__Problem statement__. Omit all images. Transcribe the rest of the material below exactly.

:: Supplied information

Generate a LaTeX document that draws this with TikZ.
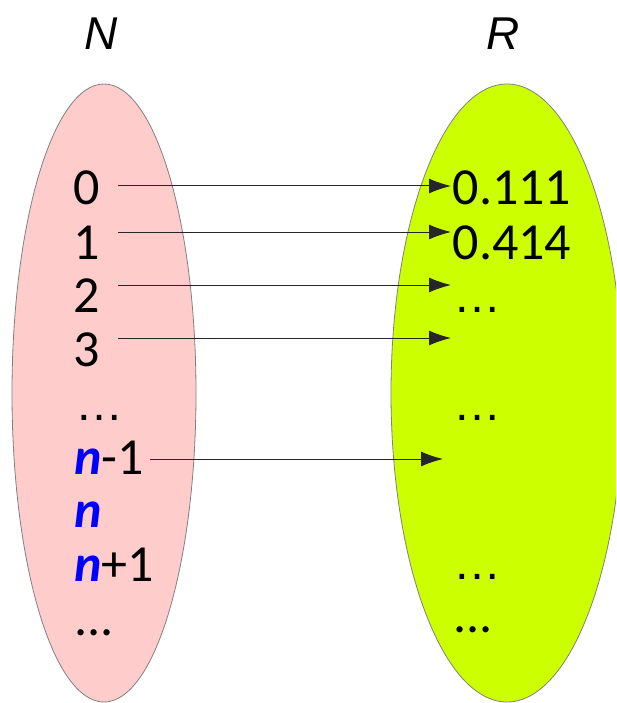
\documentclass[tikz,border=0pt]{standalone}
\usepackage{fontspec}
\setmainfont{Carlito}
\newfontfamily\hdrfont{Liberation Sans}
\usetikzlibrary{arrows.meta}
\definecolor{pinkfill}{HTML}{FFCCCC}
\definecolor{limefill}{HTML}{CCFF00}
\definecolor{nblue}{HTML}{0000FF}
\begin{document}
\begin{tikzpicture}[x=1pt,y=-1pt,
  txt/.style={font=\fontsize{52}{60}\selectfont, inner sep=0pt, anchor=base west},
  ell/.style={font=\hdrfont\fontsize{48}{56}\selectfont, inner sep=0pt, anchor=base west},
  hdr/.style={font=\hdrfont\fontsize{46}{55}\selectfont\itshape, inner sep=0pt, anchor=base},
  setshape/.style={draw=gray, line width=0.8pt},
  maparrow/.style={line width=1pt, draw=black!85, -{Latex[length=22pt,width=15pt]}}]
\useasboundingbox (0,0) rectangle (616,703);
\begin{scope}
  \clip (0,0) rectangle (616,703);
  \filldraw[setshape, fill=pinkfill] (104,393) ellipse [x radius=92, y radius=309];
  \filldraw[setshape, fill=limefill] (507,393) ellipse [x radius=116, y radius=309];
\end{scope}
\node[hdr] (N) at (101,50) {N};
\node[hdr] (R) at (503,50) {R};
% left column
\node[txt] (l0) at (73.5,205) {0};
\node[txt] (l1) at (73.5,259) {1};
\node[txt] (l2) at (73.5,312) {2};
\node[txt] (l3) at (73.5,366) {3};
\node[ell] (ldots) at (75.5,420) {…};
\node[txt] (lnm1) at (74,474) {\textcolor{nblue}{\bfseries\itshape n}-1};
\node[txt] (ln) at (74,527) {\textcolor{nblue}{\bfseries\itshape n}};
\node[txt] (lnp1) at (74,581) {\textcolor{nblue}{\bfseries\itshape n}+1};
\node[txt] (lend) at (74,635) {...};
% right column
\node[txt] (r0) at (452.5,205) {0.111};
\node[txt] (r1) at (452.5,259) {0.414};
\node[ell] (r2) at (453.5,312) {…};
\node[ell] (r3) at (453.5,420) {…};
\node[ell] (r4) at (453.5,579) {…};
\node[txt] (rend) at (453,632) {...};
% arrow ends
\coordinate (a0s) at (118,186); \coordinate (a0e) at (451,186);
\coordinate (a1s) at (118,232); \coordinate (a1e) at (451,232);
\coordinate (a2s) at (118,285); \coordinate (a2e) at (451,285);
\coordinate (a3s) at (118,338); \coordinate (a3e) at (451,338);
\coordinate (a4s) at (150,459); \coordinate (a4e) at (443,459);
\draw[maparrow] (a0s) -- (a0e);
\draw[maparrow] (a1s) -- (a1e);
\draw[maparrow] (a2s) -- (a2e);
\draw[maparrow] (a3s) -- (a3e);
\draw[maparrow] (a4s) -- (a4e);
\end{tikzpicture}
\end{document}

::::

__Task response__.
Generate a LaTeX document that draws this with TikZ.
\documentclass[tikz,border=0pt]{standalone}
\usepackage{fontspec}
\setmainfont{Carlito}
\newfontfamily\hdrfont{Liberation Sans}
\usetikzlibrary{arrows.meta}
\definecolor{pinkfill}{HTML}{FFCCCC}
\definecolor{limefill}{HTML}{CCFF00}
\definecolor{nblue}{HTML}{0000FF}
\begin{document}
\begin{tikzpicture}[x=1pt,y=-1pt,
  txt/.style={font=\fontsize{52}{60}\selectfont, inner sep=0pt, anchor=base west},
  ell/.style={font=\hdrfont\fontsize{48}{56}\selectfont, inner sep=0pt, anchor=base west},
  hdr/.style={font=\hdrfont\fontsize{46}{55}\selectfont\itshape, inner sep=0pt, anchor=base},
  setshape/.style={draw=gray, line width=0.8pt},
  maparrow/.style={line width=1pt, draw=black!85, -{Latex[length=22pt,width=15pt]}}]
\useasboundingbox (0,0) rectangle (616,703);
\begin{scope}
  \clip (0,0) rectangle (616,703);
  \filldraw[setshape, fill=pinkfill] (104,393) ellipse [x radius=92, y radius=309];
  \filldraw[setshape, fill=limefill] (507,393) ellipse [x radius=116, y radius=309];
\end{scope}
\node[hdr] (N) at (101,50) {N};
\node[hdr] (R) at (503,50) {R};
% left column
\node[txt] (l0) at (73.5,205) {0};
\node[txt] (l1) at (73.5,259) {1};
\node[txt] (l2) at (73.5,312) {2};
\node[txt] (l3) at (73.5,366) {3};
\node[ell] (ldots) at (75.5,420) {…};
\node[txt] (lnm1) at (74,474) {\textcolor{nblue}{\bfseries\itshape n}-1};
\node[txt] (ln) at (74,527) {\textcolor{nblue}{\bfseries\itshape n}};
\node[txt] (lnp1) at (74,581) {\textcolor{nblue}{\bfseries\itshape n}+1};
\node[txt] (lend) at (74,635) {...};
% right column
\node[txt] (r0) at (452.5,205) {0.111};
\node[txt] (r1) at (452.5,259) {0.414};
\node[ell] (r2) at (453.5,312) {…};
\node[ell] (r3) at (453.5,420) {…};
\node[ell] (r4) at (453.5,579) {…};
\node[txt] (rend) at (453,632) {...};
% arrow ends
\coordinate (a0s) at (118,186); \coordinate (a0e) at (451,186);
\coordinate (a1s) at (118,232); \coordinate (a1e) at (451,232);
\coordinate (a2s) at (118,285); \coordinate (a2e) at (451,285);
\coordinate (a3s) at (118,338); \coordinate (a3e) at (451,338);
\coordinate (a4s) at (150,459); \coordinate (a4e) at (443,459);
\draw[maparrow] (a0s) -- (a0e);
\draw[maparrow] (a1s) -- (a1e);
\draw[maparrow] (a2s) -- (a2e);
\draw[maparrow] (a3s) -- (a3e);
\draw[maparrow] (a4s) -- (a4e);
\end{tikzpicture}
\end{document}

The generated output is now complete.